В окончательном варианте фильма Сальери смотрит на рукописи, слышит соответствующие каденции, и это ошеломляет его. Он уже не думает о соблазнении, о мести, о рогах, об унижении. Он просто получает окончательное подтверждение собственного ничтожества. Он швыряет листы на пол и пробегает по ним, он бежит из этой комнаты, от этой женщины, от музыки, от духа Моцарта. На этом эпизод заканчивается.
Когда стали появляться рецензии на фильм, многие музыкальные критики очень ругали нас за вольное обращение с историческими фактами биографии Моцарта. Я находил их возражения педантичными, а их страсти — раздутыми. Наш фильм никогда не претендовал на то, чтобы быть точным биографическим описанием запутанных взаимоотношений двух людей. Это была фантазия, основанная на реальных событиях, драматическая реконструкция, размышления об упущенных возможностях, историческая шутка.
Кинозрители оценили фильм по-другому. «Амадей» был и остается кассовым фильмом.

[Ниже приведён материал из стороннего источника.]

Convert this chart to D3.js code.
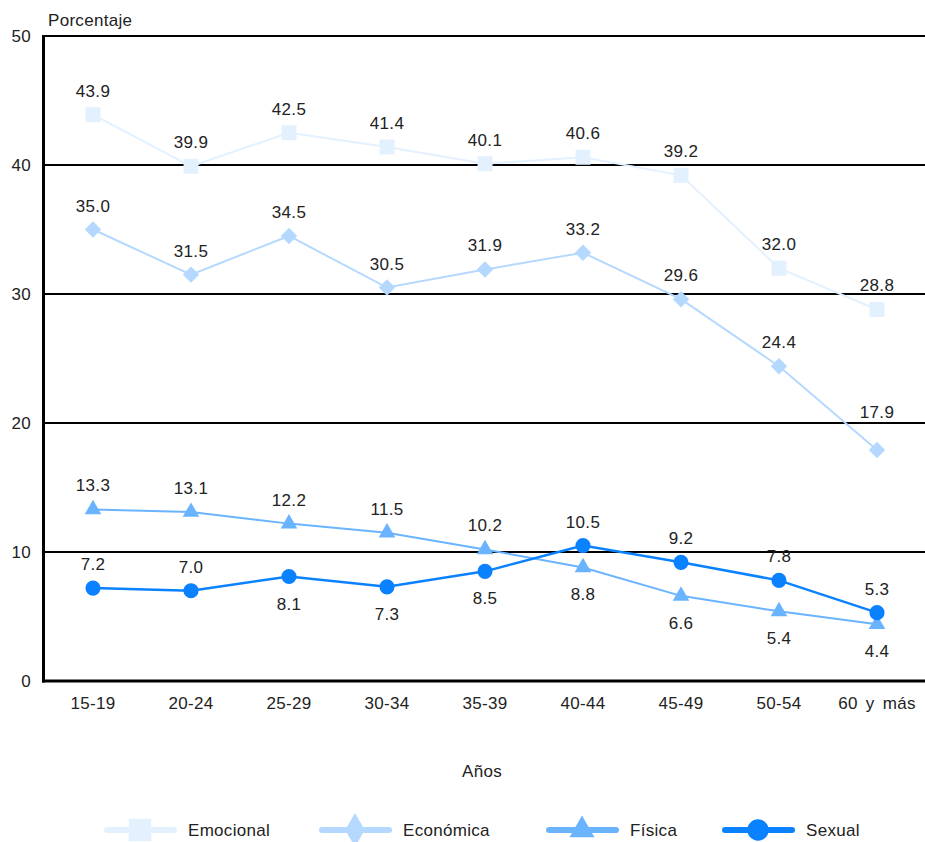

Весной 1985 года «Амадей» был выдвинут на одиннадцать «Оскаров», причем Том Хале и Ф. Мюррей Абрахам оспаривали титул лучшего актера. Фильм получил восемь «Оскаров», но я считаю своей главной наградой зрелище, которое неизменно наблюдаю в конце каждого просмотра «Амадея». Зрители всего мира сидят как приклеенные на своих местах на протяжении шести минут финальных титров, слушая божественную музыку Моцарта.
Демон самосознания
В истории кинематографа было всего несколько режиссеров, которые могли успешно сниматься в собственных фильмах. Входить в образ и выходить из него, удерживая при этом в руках весь карточный домик постановки, так же трудно, как быть одновременно матерью и повитухой при сложных родах. С этой точки зрения к наивысшим достижениям кинематографистов следует отнести работу Чарли Чаплина и Орсона Уэллса.